Data provided -
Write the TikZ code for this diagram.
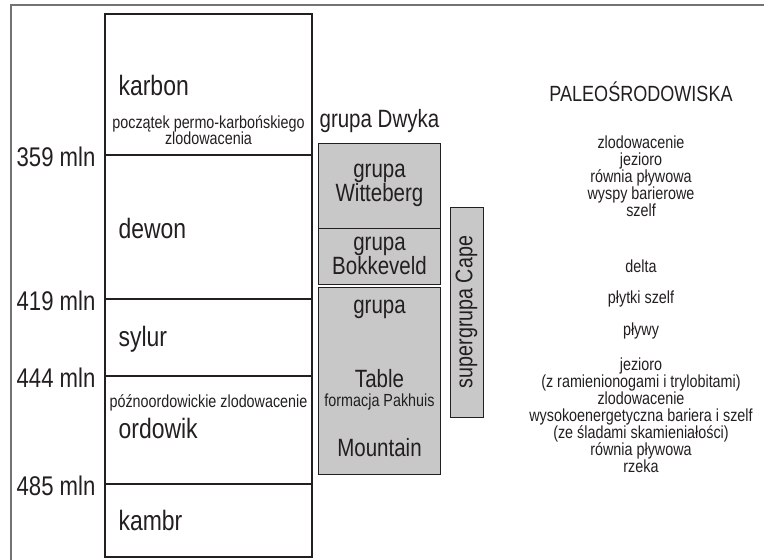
\documentclass[tikz,border=0pt]{standalone}
\usepackage{fontspec}
\setmainfont[FakeStretch=0.82]{Liberation Sans}
\definecolor{boxgray}{RGB}{200,200,200}
\definecolor{ink}{RGB}{35,31,32}
\tikzset{
%Define text styles
age/.style={anchor=base east, inner sep=0pt, font=\fontsize{27}{30}\selectfont},
period/.style={anchor=base west, inner sep=0pt, font=\fontsize{28}{30}\selectfont},
note/.style={align=center, inner sep=0pt, font=\fontsize{17.5}{16.5}\selectfont},
envlist/.style={align=center, inner sep=0pt, font=\fontsize{17.5}{17}\selectfont},
grouptext/.style={inner sep=0pt, font=\fontsize{25}{24.5}\selectfont},
%Define style for the grey boxes
groupbox/.style={draw=ink, fill=boxgray, line width=1pt, minimum width=122pt, inner sep=0pt, align=center, font=\fontsize{25}{24.5}\selectfont},
}

\begin{document}
\begin{tikzpicture}[x=1pt, y=-1pt, line width=1.2pt, color=ink]
\useasboundingbox (0,0) rectangle (764,560);

% outer frame
\draw[black!55] (11,560) |- (764,5);

% time column
\draw (105,14) rectangle (312,557);
\foreach \age/\yy in {359/155, 419/299, 444/376, 485/484} {
  \draw (105,\yy) -- (312,\yy);
  \node[age] (age\age) at (96,\yy+11) {\age\ mln};
}

% periods
\node[period] (karbon) at (118,95) {karbon};
\node[period] (dewon) at (118,238) {dewon};
\node[period] (sylur) at (118,346) {sylur};
\node[period] (ordowik) at (118,438) {ordowik};
\node[period] (kambr) at (118,530) {kambr};
\node[note, anchor=north] (permokarbon) at (208.5,115) {początek permo-karbońskiego\\zlodowacenia};
\node[note, anchor=base] (ordglacial) at (208.5,407) {późnoordowickie zlodowacenie};

% groups
\node[grouptext, anchor=base west] (dwyka) at (319,127) {grupa Dwyka};
\node[groupbox, minimum height=85pt] (witteberg) at (379.5,185.5) {grupa\\Witteberg};
\node[groupbox, minimum height=56pt] (bokkeveld) at (379.5,256) {grupa\\Bokkeveld};
\node[groupbox, minimum height=187pt] (tablemtn) at (379.5,380.5) {};
\node[grouptext, anchor=base] (tablemtn1) at (379.5,313) {grupa};
\node[grouptext, anchor=base] (tablemtn2) at (379.5,387) {Table};
\node[note, anchor=base] (pakhuis) at (379.5,406) {formacja Pakhuis};
\node[grouptext, anchor=base] (tablemtn3) at (379.5,456) {Mountain};

% supergroup
\node[groupbox, rotate=90, minimum width=210pt, minimum height=33pt, font=\fontsize{24}{24}\selectfont] (cape) at (466.5,312) {supergrupa Cape};

% palaeoenvironments
\node[anchor=base, inner sep=0pt, font=\fontsize{22}{22}\selectfont] (paleo) at (641,101) {PALEOŚRODOWISKA};
\node[envlist, anchor=north] (env1) at (641,135.5) {zlodowacenie\\jezioro\\równia pływowa\\wyspy barierowe\\szelf};
\node[envlist, anchor=base] (delta) at (641,272) {delta};
\node[envlist, anchor=base] (shelf) at (641,303) {płytki szelf};
\node[envlist, anchor=base] (tides) at (641,335) {pływy};
\node[envlist, anchor=north] (env2) at (641,357) {jezioro\\(z ramienionogami i trylobitami)\\zlodowacenie\\wysokoenergetyczna bariera i szelf\\(ze śladami skamieniałości)\\równia pływowa\\rzeka};

\end{tikzpicture}
\end{document}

Your instructions - Write out the full listing verbatim, excluding its pictures.

Written response -
Write the TikZ code for this diagram.
\documentclass[tikz,border=0pt]{standalone}
\usepackage{fontspec}
\setmainfont[FakeStretch=0.82]{Liberation Sans}
\definecolor{boxgray}{RGB}{200,200,200}
\definecolor{ink}{RGB}{35,31,32}
\tikzset{
%Define text styles
age/.style={anchor=base east, inner sep=0pt, font=\fontsize{27}{30}\selectfont},
period/.style={anchor=base west, inner sep=0pt, font=\fontsize{28}{30}\selectfont},
note/.style={align=center, inner sep=0pt, font=\fontsize{17.5}{16.5}\selectfont},
envlist/.style={align=center, inner sep=0pt, font=\fontsize{17.5}{17}\selectfont},
grouptext/.style={inner sep=0pt, font=\fontsize{25}{24.5}\selectfont},
%Define style for the grey boxes
groupbox/.style={draw=ink, fill=boxgray, line width=1pt, minimum width=122pt, inner sep=0pt, align=center, font=\fontsize{25}{24.5}\selectfont},
}

\begin{document}
\begin{tikzpicture}[x=1pt, y=-1pt, line width=1.2pt, color=ink]
\useasboundingbox (0,0) rectangle (764,560);

% outer frame
\draw[black!55] (11,560) |- (764,5);

% time column
\draw (105,14) rectangle (312,557);
\foreach \age/\yy in {359/155, 419/299, 444/376, 485/484} {
  \draw (105,\yy) -- (312,\yy);
  \node[age] (age\age) at (96,\yy+11) {\age\ mln};
}

% periods
\node[period] (karbon) at (118,95) {karbon};
\node[period] (dewon) at (118,238) {dewon};
\node[period] (sylur) at (118,346) {sylur};
\node[period] (ordowik) at (118,438) {ordowik};
\node[period] (kambr) at (118,530) {kambr};
\node[note, anchor=north] (permokarbon) at (208.5,115) {początek permo-karbońskiego\\zlodowacenia};
\node[note, anchor=base] (ordglacial) at (208.5,407) {późnoordowickie zlodowacenie};

% groups
\node[grouptext, anchor=base west] (dwyka) at (319,127) {grupa Dwyka};
\node[groupbox, minimum height=85pt] (witteberg) at (379.5,185.5) {grupa\\Witteberg};
\node[groupbox, minimum height=56pt] (bokkeveld) at (379.5,256) {grupa\\Bokkeveld};
\node[groupbox, minimum height=187pt] (tablemtn) at (379.5,380.5) {};
\node[grouptext, anchor=base] (tablemtn1) at (379.5,313) {grupa};
\node[grouptext, anchor=base] (tablemtn2) at (379.5,387) {Table};
\node[note, anchor=base] (pakhuis) at (379.5,406) {formacja Pakhuis};
\node[grouptext, anchor=base] (tablemtn3) at (379.5,456) {Mountain};

% supergroup
\node[groupbox, rotate=90, minimum width=210pt, minimum height=33pt, font=\fontsize{24}{24}\selectfont] (cape) at (466.5,312) {supergrupa Cape};

% palaeoenvironments
\node[anchor=base, inner sep=0pt, font=\fontsize{22}{22}\selectfont] (paleo) at (641,101) {PALEOŚRODOWISKA};
\node[envlist, anchor=north] (env1) at (641,135.5) {zlodowacenie\\jezioro\\równia pływowa\\wyspy barierowe\\szelf};
\node[envlist, anchor=base] (delta) at (641,272) {delta};
\node[envlist, anchor=base] (shelf) at (641,303) {płytki szelf};
\node[envlist, anchor=base] (tides) at (641,335) {pływy};
\node[envlist, anchor=north] (env2) at (641,357) {jezioro\\(z ramienionogami i trylobitami)\\zlodowacenie\\wysokoenergetyczna bariera i szelf\\(ze śladami skamieniałości)\\równia pływowa\\rzeka};

\end{tikzpicture}
\end{document}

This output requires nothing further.